Defendant appeals from a conviction on a charge of assault[1] committed in a local theater upon a member of the morals division of the Metropolitan Police Department. The complaining witness testified that he first observed the defendant in the men's room of the theater, saw him leave, and a few minutes later noticed him standing in the mezzanine balcony. Complainant then proceeded to return from the balcony to the orchestra floor by way of a rear stairway and, in doing so, paused for a few minutes to lean against the wall. He was approached by defendant and was asked why he was not looking at the picture. The officer replied that it was too noisy, whereupon defendant "* * * reached his hand over and placed it on my privates." The officer asked the defendant if he wanted to engage in an act of perversion, and upon receiving an answer in the affirmative, identified himself and placed him under arrest. Returning to the orchestra floor, defendant and the arresting officer were joined by two other officers who accompanied them to a call box.

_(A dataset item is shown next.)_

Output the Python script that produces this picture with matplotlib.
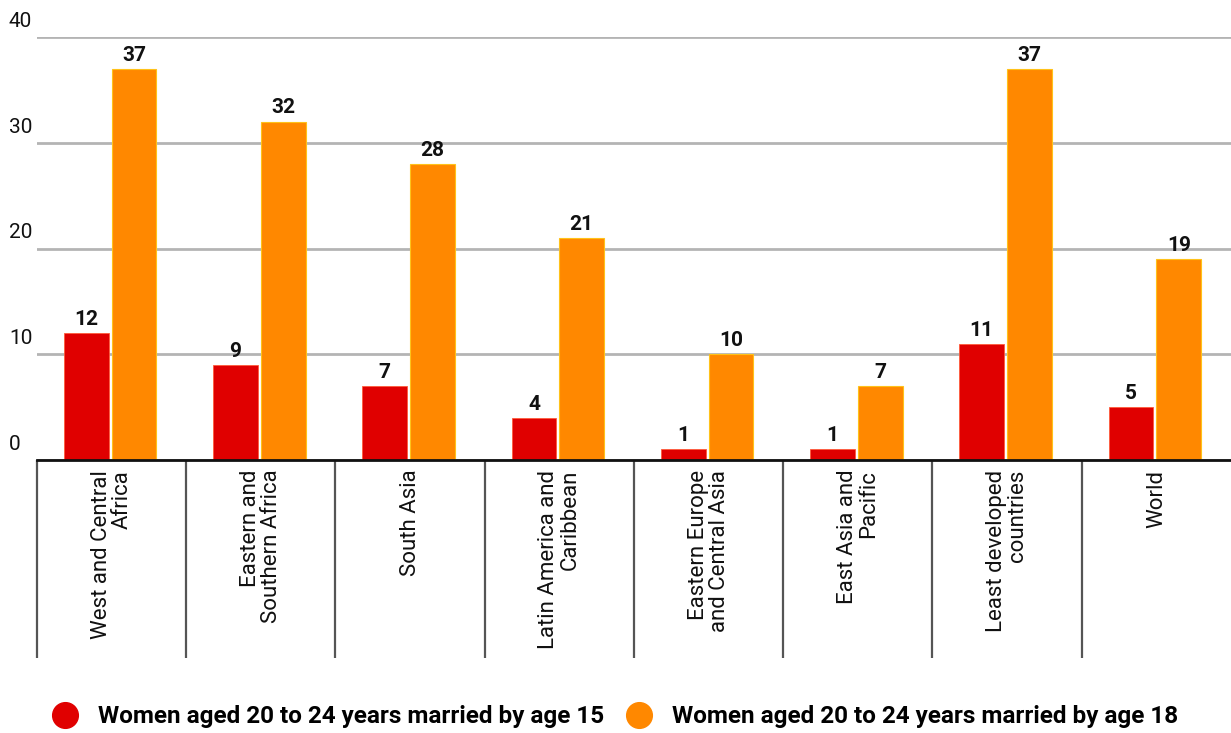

Both the arresting officer and one of the two other officers testified that upon interrogation at headquarters defendant admitted having committed the act; that his only explanation for having done so was "* * that it was just a question of being curious"; and that he had engaged in unnatural sex relations on prior occasions.

Defendant's testimony was that he first saw the arresting officer in the men's room. After returning to the upper portion of the theater, he noticed the officer leaning against the wall and approaching him, conversed with him regarding the noise of the movie. Asserting that the officer opened his coat, defendant testified that "* * * I very well remember that I brushed the flap of his coat with my hand so I said to him, `You had better button your coat.' * * *" On cross-examination, he testified that he remembered stating at headquarters that he was sorry that he had touched the officer. At the conclusion of defendant's testimony, defense rested and the trial court, sitting without a jury, found defendant guilty.

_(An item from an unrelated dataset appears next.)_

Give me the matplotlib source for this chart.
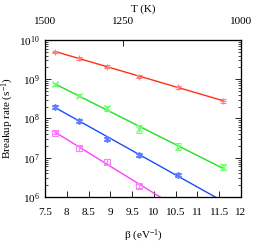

The first assignment of error pertains to the trial court's denial of defendant's motion for judgment of acquittal at the conclusion of the government's case. However, the correctness of the denial of that motion will not be reviewed on this appeal in view of the fact that in offering evidence subsequent to the denial of the motion, defendant waived any rights he may have had regarding that motion.[2]

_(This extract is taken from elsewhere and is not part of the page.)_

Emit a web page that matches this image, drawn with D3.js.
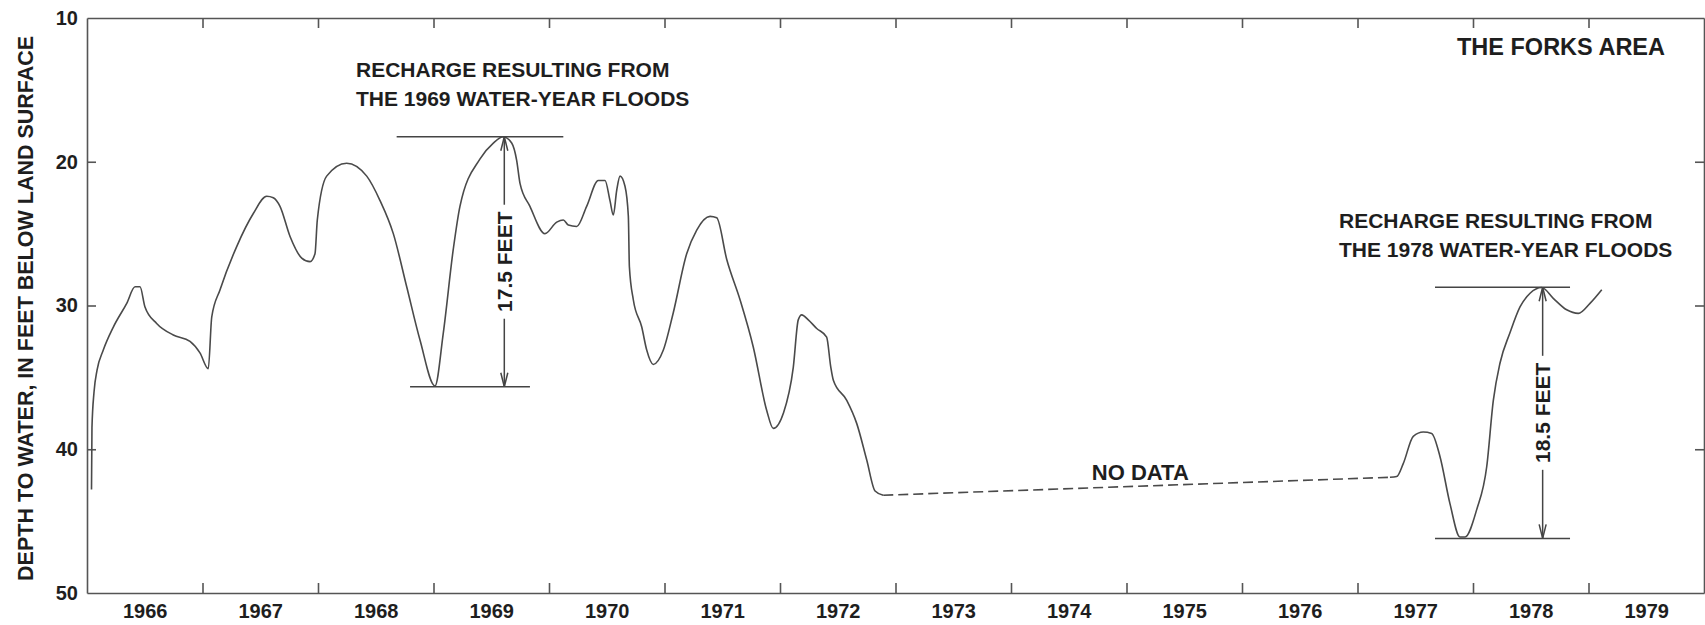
<!DOCTYPE html>
<html>
<head>
<meta charset="utf-8">
<script src="https://cdn.jsdelivr.net/npm/d3@7"></script>
<style>
  body { margin: 0; background: #fff; }
  text { font-family: "Liberation Sans", Arial, Helvetica, sans-serif; font-weight: bold; fill: #1e1e1e; }
</style>
</head>
<body>
<script>
// year bands on the x axis, depth ticks on the y axis
var years = d3.range(1966, 1980);
var depthTicks = [10, 20, 30, 40, 50];

// well record 1966-1972, [decimal year, depth to water in feet]
var record1 = [
  [1966.039, 42.8], [1966.043, 38.5], [1966.061, 36.0], [1966.087, 34.5], [1966.141, 33.1],
  [1966.228, 31.5], [1966.344, 29.85], [1966.416, 28.7], [1966.459, 28.7], [1966.502, 30.1],
  [1966.603, 31.25], [1966.747, 32.05], [1966.892, 32.5], [1966.978, 33.3], [1967.050, 34.4],
  [1967.080, 30.8], [1967.152, 28.9], [1967.296, 25.9], [1967.440, 23.6], [1967.556, 22.4],
  [1967.613, 22.5], [1967.671, 23.1], [1967.758, 25.2], [1967.859, 26.7], [1967.931, 26.95],
  [1967.974, 26.4], [1967.994, 24.05], [1968.075, 21.0], [1968.248, 20.1], [1968.422, 21.0],
  [1968.537, 22.7], [1968.652, 25.0], [1968.768, 28.7], [1968.883, 32.4], [1969.013, 35.6],
  [1969.085, 31.9], [1969.171, 26.1], [1969.229, 23.1], [1969.403, 19.8], [1969.518, 18.7],
  [1969.604, 18.26], [1969.677, 18.7], [1969.720, 19.9], [1969.749, 21.5], [1969.835, 23.1],
  [1969.965, 25.0], [1970.067, 24.2], [1970.124, 24.05], [1970.167, 24.4], [1970.240, 24.5],
  [1970.326, 23.1], [1970.427, 21.3], [1970.485, 21.3], [1970.528, 22.7], [1970.557, 23.7],
  [1970.586, 22.0], [1970.615, 21.0], [1970.658, 21.7], [1970.687, 23.8], [1970.696, 27.3],
  [1970.730, 29.6], [1970.803, 31.5], [1970.846, 33.1], [1970.903, 34.1], [1970.990, 33.1],
  [1971.076, 30.5], [1971.192, 26.4], [1971.279, 24.75], [1971.394, 23.8], [1971.452, 23.9],
  [1971.539, 26.8], [1971.654, 29.6], [1971.769, 32.9], [1971.885, 37.3], [1971.942, 38.55],
  [1972.029, 37.5], [1972.115, 34.3], [1972.158, 31.0], [1972.188, 30.65], [1972.245, 31.0],
  [1972.318, 31.6], [1972.404, 32.2], [1972.439, 34.25], [1972.462, 35.2], [1972.578, 36.6],
  [1972.664, 38.2], [1972.751, 40.75], [1972.823, 42.9], [1972.894, 43.2]
];

// no data between the two records
var noData = [[1972.894, 43.2], [1977.281, 41.95]];

// well record 1977-1979
var record2 = [
  [1977.281, 41.95], [1977.339, 41.9], [1977.396, 41.0], [1977.483, 39.1], [1977.569, 38.8],
  [1977.642, 38.9], [1977.714, 40.5], [1977.801, 43.8], [1977.887, 46.1], [1977.931, 46.1],
  [1978.032, 44.2], [1978.119, 41.2], [1978.176, 36.6], [1978.234, 34.0], [1978.320, 31.9],
  [1978.407, 30.1], [1978.494, 29.15], [1978.595, 28.75], [1978.695, 29.5], [1978.811, 30.3],
  [1978.912, 30.55], [1979.013, 29.85], [1979.115, 28.9]
];

// recharge brackets: [arrow year, high level, low level], then line spans
var recharge1969 = [1969.613, 18.26, 35.65];
var recharge1969Top = [1968.681, 1970.124];
var recharge1969Bottom = [1968.797, 1969.835];
var recharge1978 = [1978.603, 28.73, 46.2];
var recharge1978Top = [1977.671, 1978.840];
var recharge1978Bottom = [1977.671, 1978.840];

var width = 1705, height = 625;

var x = d3.scaleLinear().domain([1966, 1980]).range([87, 1704]);
var y = d3.scaleLinear().domain([10, 50]).range([18, 593]);

var svg = d3.select("body").append("svg")
    .attr("width", width)
    .attr("height", height);

// axes, ticks point inward
var bottomTicks = svg.append("g")
    .attr("transform", "translate(0," + y(50) + ")")
    .call(d3.axisBottom(x).tickValues(years.slice(1)).tickSizeInner(-10).tickSizeOuter(0).tickFormat(""));
var topTicks = svg.append("g")
    .attr("transform", "translate(0," + y(10) + ")")
    .call(d3.axisTop(x).tickValues(years.slice(1)).tickSizeInner(-10).tickSizeOuter(0).tickFormat(""));
var leftAxis = svg.append("g")
    .attr("transform", "translate(" + x(1966) + ",0)")
    .call(d3.axisLeft(y).tickValues(depthTicks).tickSizeInner(-9).tickSizeOuter(0).tickPadding(9));
var rightTicks = svg.append("g")
    .attr("transform", "translate(" + x(1980) + ",0)")
    .call(d3.axisRight(y).tickValues([20, 30, 40]).tickSizeInner(-9).tickSizeOuter(0).tickFormat(""));

// year labels centred in each band
var yearLabels = svg.append("g")
    .attr("transform", "translate(0," + y(50) + ")")
    .call(d3.axisBottom(x).tickValues(years.map(function(v){ return v + 0.5; }))
        .tickSize(0).tickPadding(11).tickFormat(function(v){ return Math.floor(v); }));
yearLabels.select(".domain").remove();

svg.selectAll(".domain, .tick line")
    .attr("stroke", "#555")
    .attr("stroke-width", 1.6);
svg.selectAll(".tick text")
    .attr("font-family", "Liberation Sans, Arial, sans-serif")
    .attr("font-weight", "bold")
    .attr("font-size", 20)
    .attr("fill", "#1e1e1e");
leftAxis.selectAll(".tick line").filter(function(d){ return d == 10 || d == 50; }).remove();

// y axis title
svg.append("text")
    .attr("transform", "translate(33," + y(30.2) + ") rotate(-90)")
    .attr("text-anchor", "middle")
    .attr("font-size", 21.5)
    .text("DEPTH TO WATER, IN FEET BELOW LAND SURFACE");

// hydrograph
var line = d3.line()
    .x(function(d){ return x(d[0]); })
    .y(function(d){ return y(d[1]); })
    .curve(d3.curveMonotoneX);

svg.append("path")
    .datum(record1)
    .attr("fill", "none")
    .attr("stroke", "#4a4a4a")
    .attr("stroke-width", 1.6)
    .attr("d", line);

svg.append("path")
    .datum(record2)
    .attr("fill", "none")
    .attr("stroke", "#4a4a4a")
    .attr("stroke-width", 1.6)
    .attr("d", line);

svg.append("path")
    .datum(noData)
    .attr("fill", "none")
    .attr("stroke", "#4a4a4a")
    .attr("stroke-width", 1.6)
    .attr("stroke-dasharray", "10,5")
    .attr("d", d3.line().x(function(d){ return x(d[0]); }).y(function(d){ return y(d[1]); }));

svg.append("text")
    .attr("x", x(1974.7))
    .attr("y", y(42.3) - 2)
    .attr("font-size", 22)
    .text("NO DATA");

// recharge bracket with a double arrow and a rotated label
function bracket(r, topSpan, bottomSpan, label){
    var g = svg.append("g")
        .attr("stroke", "#444")
        .attr("stroke-width", 1.5)
        .attr("fill", "none");
    g.append("line")
        .attr("x1", x(topSpan[0])).attr("x2", x(topSpan[1]))
        .attr("y1", y(r[1])).attr("y2", y(r[1]));
    g.append("line")
        .attr("x1", x(bottomSpan[0])).attr("x2", x(bottomSpan[1]))
        .attr("y1", y(r[2])).attr("y2", y(r[2]));

    var ax = x(r[0]), yTop = y(r[1]), yBot = y(r[2]);
    var yMid = (yTop + yBot) / 2, gap = 57;
    g.append("line").attr("x1", ax).attr("x2", ax).attr("y1", yTop).attr("y2", yMid - gap);
    g.append("line").attr("x1", ax).attr("x2", ax).attr("y1", yMid + gap).attr("y2", yBot);
    g.append("path").attr("d", "M" + (ax - 3.5) + "," + (yTop + 14) + "L" + ax + "," + yTop + "L" + (ax + 3.5) + "," + (yTop + 14));
    g.append("path").attr("d", "M" + (ax - 3.5) + "," + (yBot - 14) + "L" + ax + "," + yBot + "L" + (ax + 3.5) + "," + (yBot - 14));

    svg.append("text")
        .attr("transform", "translate(" + (ax + 7.5) + "," + yMid + ") rotate(-90)")
        .attr("text-anchor", "middle")
        .attr("font-size", 21)
        .text(label);
}

bracket(recharge1969, recharge1969Top, recharge1969Bottom, "17.5 FEET");
bracket(recharge1978, recharge1978Top, recharge1978Bottom, "18.5 FEET");

// annotation text
var note1969 = svg.append("text").attr("font-size", 21);
note1969.append("tspan").attr("x", 356).attr("y", 77).text("RECHARGE RESULTING FROM");
note1969.append("tspan").attr("x", 356).attr("y", 106).text("THE 1969 WATER-YEAR FLOODS");

var note1978 = svg.append("text").attr("font-size", 21);
note1978.append("tspan").attr("x", 1339).attr("y", 228).text("RECHARGE RESULTING FROM");
note1978.append("tspan").attr("x", 1339).attr("y", 257).text("THE 1978 WATER-YEAR FLOODS");

svg.append("text")
    .attr("x", 1665)
    .attr("y", 55)
    .attr("text-anchor", "end")
    .attr("font-size", 23.5)
    .text("THE FORKS AREA");
</script>
</body>
</html>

Secondly, defendant contends that the trial court erred in permitting the government to charge him with the crime of assault and then to introduce evidence of an offense of a sexual nature as a basis for a conviction. This argument was treated in Dyson v. United States, D.C.Mun.App., 97 A.2d 135, 137,[3] where we held "* * * that a man who takes improper liberties with *410 the person of another man without his consent is guilty of assault."

Affirmed.

HOOD, Associate Judge (concurring).

I expressed my views of this type of prosecution in my dissent in Dyson v. United States, D.C.Mun.App., 97 A.2d 135, 138. My views have not changed, but as the United States Court of Appeals refused to review the Dyson case, I feel bound by it, and therefore concur in the result in this case.

NOTES

[1] Code 1951, ยง 22-504: "Whoever unlawfully assaults, or threatens another in a menacing manner, shall be fined not more than five hundred dollars or be imprisoned not more than twelve months, or both."

[2] Hall v. United States, D.C.Mun.App., 34 A.2d 631; Boyer v. United States, D.C. Mun.App., 40 A.2d 247, reversed on other grounds, 80 U.S.App.D.C. 202, 150 F.2d 595, 166 A.L.R. 209; Wilson v. District of Columbia, D.C.Mun.App., 65 A.2d 214. See also Hall v. United States, 83 U.S.App.D.C. 166, 168 F.2d 161, 4 A.L.R.2d 1193, certiorari denied 334 U.S. 853, 68 S. Ct. 1509, 92 L. Ed. 1775.

[3] Petition for allowance of appeal denied by the United States Court of Appeals for the District of Columbia Circuit, No. 11,832, July 31, 1953.